Netflix (s NFLX) has been extremely successful with an online streaming offering that’s primarily “re-run TV” — that is, later syndicated content that has already run its course on the major cable and broadcast networks. But there could also be the possibility for it to work with broadcast companies to keep low-rated shows that have a lot of Netflix viewers on the air.
Netflix just recently got into licensing original programming, with a deal to gain exclusive rights to the Kevin Spacey-David Fincher project House of Cards. That deal will put House of Cards on Netflix instead of a pay TV network like HBO (s TWX) or Showtime. (s CBS) On its earnings call, CEO Reed Hastings said the subscription video provider could see itself doing a few more similar deals before the program becomes available.
So what’s next for Netflix? With plenty of rerun programming and now some original programming, Hastings said the company could keep some shows that are on the chopping block alive, by working with broadcasters and cable networks. In an interview, MediaMemo’s Peter Kafka asked if it would make sense for Netflix to do so. Hastings’ response:
“Yes. For example, Friday Night Lights wasn’t going to get continued two seasons ago on NBC, and DirecTV did a deal to extend that show. So we can see ourselves doing something like that — extending a season of something that was doing well on Netflix.”
Netflix wouldn’t be the first subscription video service to do so. As Hastings mentioned, DirecTV (s DTV) helped save Friday Night Lights from extinction by making a deal with NBC. (s CMCSA) (s ge) DirecTV also picked up the low-rated but critically acclaimed FX show Damages when it was facing cancellation. But DirecTV has decided against doing more show-saving deals in the future.
Keeping an ailing show with a niche audience running could actually make sense for Netflix. Unlike the broadcast networks, Netflix doesn’t depend on ratings from live show airings to appease advertisers; instead, it justifies the cost of licensing through the number of subscribers it has and how often they view the content over the life of the license.

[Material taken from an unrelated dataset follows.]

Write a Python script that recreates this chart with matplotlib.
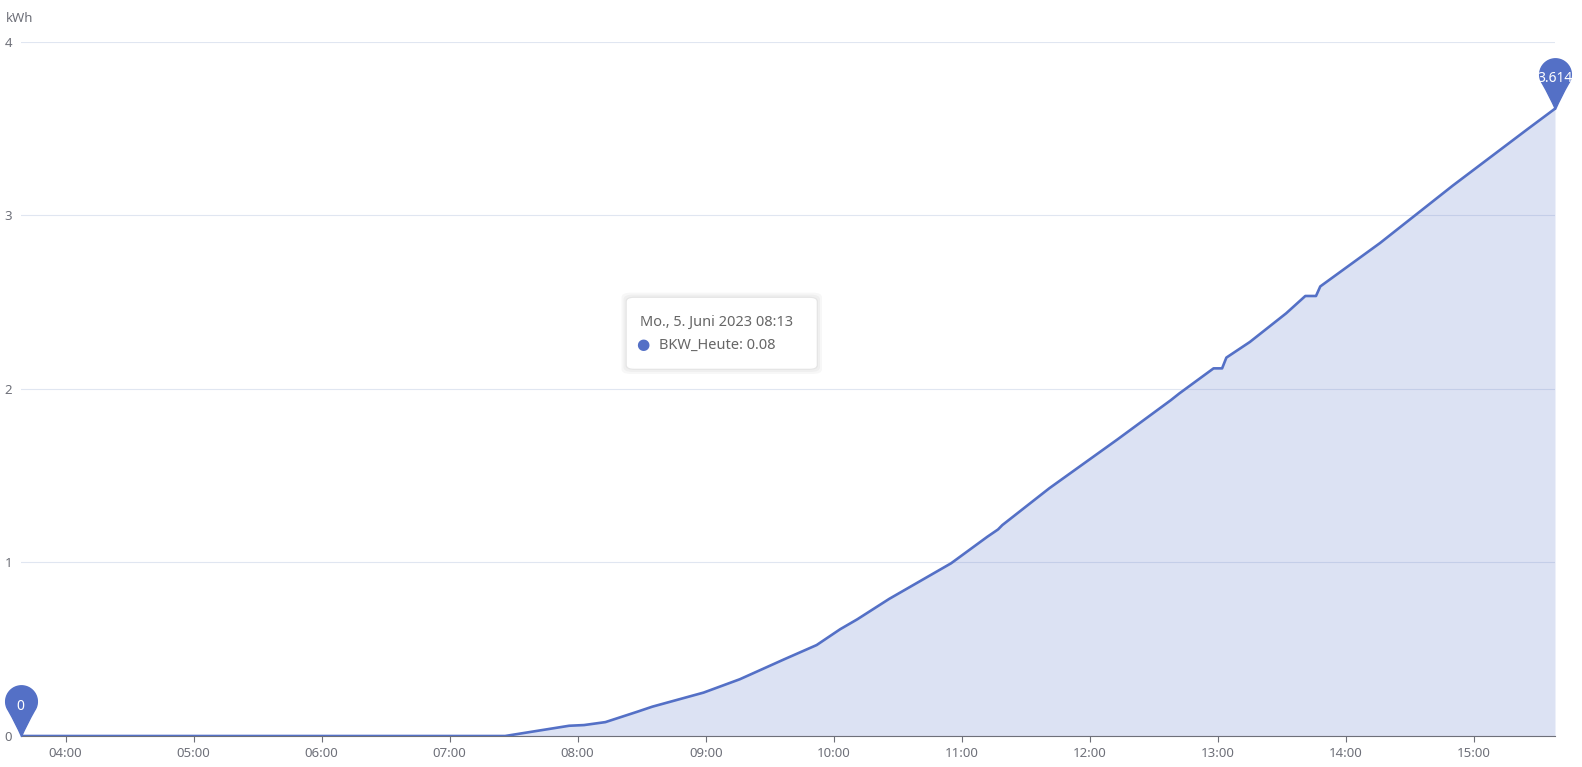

And for the networks, a Netflix deal could provide an additional revenue stream for those shows, which could potentially offer more value than advertising alone. Such a deal could also have the added benefit of boosting viewership during the live airing: Netflix argues that shows with episodes available through its streaming service — like Starz’s Spartacus — pull better ratings as a result. That’s in part because Netflix raises the visibility of those shows, and in part because viewers are able to catch up on shows that they missed through on-demand viewing.